このようにベースとなる考え方を事前に定義しておけば、課題が発生する度に、完了条件をチューニングすればよいだけなので、課題発生の都度、ゼロから完了条件を考える必要はなくなります。
課題のボリュームを可視化する
課題の内容は実務担当者のみでなく、プロジェクト責任者やプロジェクトリーダーなど、マネジメント層も関心をもつ内容です。
またマネジメント層は課題の内容だけでなく、課題の規模感も常に気にかけており、通常は、マネジメント層に向けて発行するステータスレポートにも課題数を明記します。
従って、現状の課題のボリュームをいつでも把握できるよう、課題数を可視化しておくことが望ましいです。
また課題を集計する際は、単に何個の課題が発生しているというだけでなく、優先度やステータスなどの軸で課題を分類したうえで、集計・可視化すると分かり易いでしょう。
課題の優先度を定義する
課題にも様々な性質があり、あるマイルストンまでの完了が必須の課題もあれば、マイルストンやローンチに影響せず劣後して問題ない課題もあります。
従って、全ての課題に手あたり次第対応するのでなく、優先度を設定し、優先度が高い課題から対応していくべきです。

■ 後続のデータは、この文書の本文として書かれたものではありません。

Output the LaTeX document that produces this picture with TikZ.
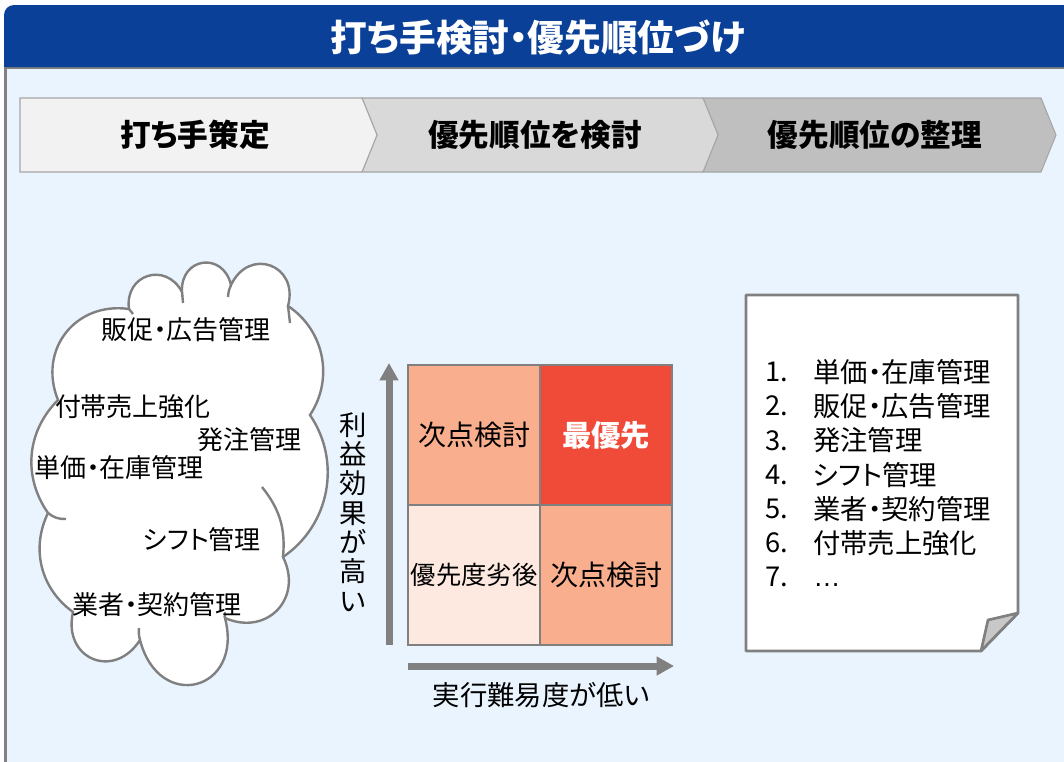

優先度の設定基準は様々ありますが、代表的な基準を以下に挙げます。
- プロジェクトの計画(スケジュール、リソース、コスト、スコープなど)に影響するか
- 他のワーキンググループの検討内容に影響するか
- (製品に関する課題の場合)その課題が解消されない場合、顧客からのクレームが想定されるか
上記に当てはまる課題は基本的に優先度が高く、たとえ取っ付きにくい課題であっても、プロジェクトを推進するため優先的な対応が必要になります。
この記事で紹介する内容は以上です。
少しでも参考になれば、幸いです。